Essmann and Stusek said their maps were based on geographical concerns, not political ones, and that the difference in partisan breakdown reflected how Democratic voters were concentrated in specific geographic areas. They argued their proposals met all legal requirements.
“The Montana Constitution and federal law does not require proportional representation,” said Essmann. “What is in our constitution is compact and contiguous and equal, and respecting the Voting Rights Act.”
Miller said, using data from 10 statewide elections in 2016, 2018 and 2020, Essmann’s map would feature 66 districts won by Republicans at least 80% of the time, 26 districts won by Democrats 80% of the time and 8 competitive districts where each party won at least three times. The same data showed Stusek’s map with 68 Republican districts, 24 Democratic districts and eight competitive districts.
The Democrats said their goal was to make the overall breakdown close to the 57% that Republican candidates received on average in those selected races.

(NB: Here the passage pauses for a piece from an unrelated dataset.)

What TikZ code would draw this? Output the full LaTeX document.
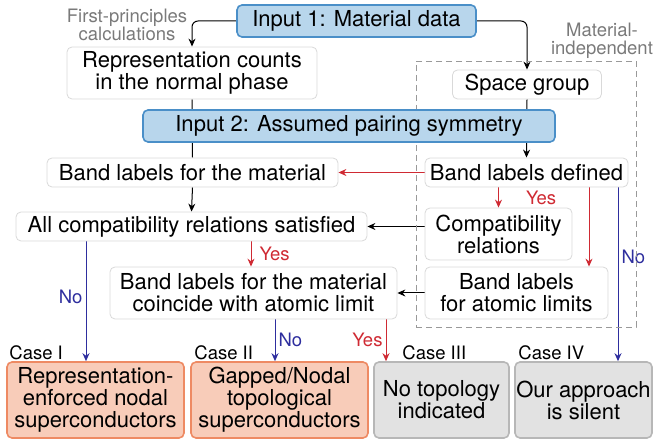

According to their data, each of their maps would have 52 Republican districts, 38 Democratic districts and ten competitive districts.
Dave’s Redistricting App, the online redistricting tool that the state used to share the proposed maps, calculates its own “partisan lean” for each district. It estimated Essmann’s map to have 60 Republican districts, 25 Democratic and 15 in the competitive range – between 45% and 55% for each party. It estimated Stusek’s map to have 58 Republican, 23 Democratic and 19 competitive districts, Lamson’s to have 49 Republican, 31 Democratic and 20 competitive, and Miller’s to have 50 Republican, 32 Democratic and 18 competitive.
Dave’s Redistricting App estimates Montana’s current legislative map has 53 Republican-leaning districts, 27 Democratic-leaning districts and 20 competitive districts.
Native American voting strength was also a major topic Tuesday. Under the current legislative map, there are six majority-Native House districts, each paired off to form three majority-Native Senate districts. However, in each of the Republican proposals, two of the House districts centered on reservations would no longer share a border, so they couldn’t be combined in a single Senate district.
Democratic commissioners said the loss of that majority-minority district would likely violate the federal Voting Rights Act, which requires minority communities to have districts that allow them the opportunity to elect a candidate of their choice when possible. Republicans said what’s required to comply with the VRA is open to interpretation, and that there would still be possible ways to create a Senate district where Native voters could elect their chosen candidate.
In the end, Maylinn Smith, the commission’s nonpartisan chair, voted to send all four maps forward for public comment. She said these are only starting points.
“I do not anticipate the maps we see today being the final maps going forward, so I want public comment on that,” she said. “You have framed the issues with the maps; I expect to have lots of public comment in regard to that.”
From the end of August to the middle of September, the commission has scheduled six in-person public hearings to get feedback on these maps, in Pablo, Missoula, Bozeman, Great Falls, Crow Agency and Billings. They will also hold three online hearings over Zoom – one each for western, central and eastern Montana. The commission’s website includes a full schedule and information on how to provide comment on the maps.
Commissioners plan to hold a four-day work session to finalize House districts the last week of November. They could adopt a tentative legislative map by the end of 2022.
The new legislative districts will not be in effect for this year’s election. They’ll be implemented for the first time in 2024.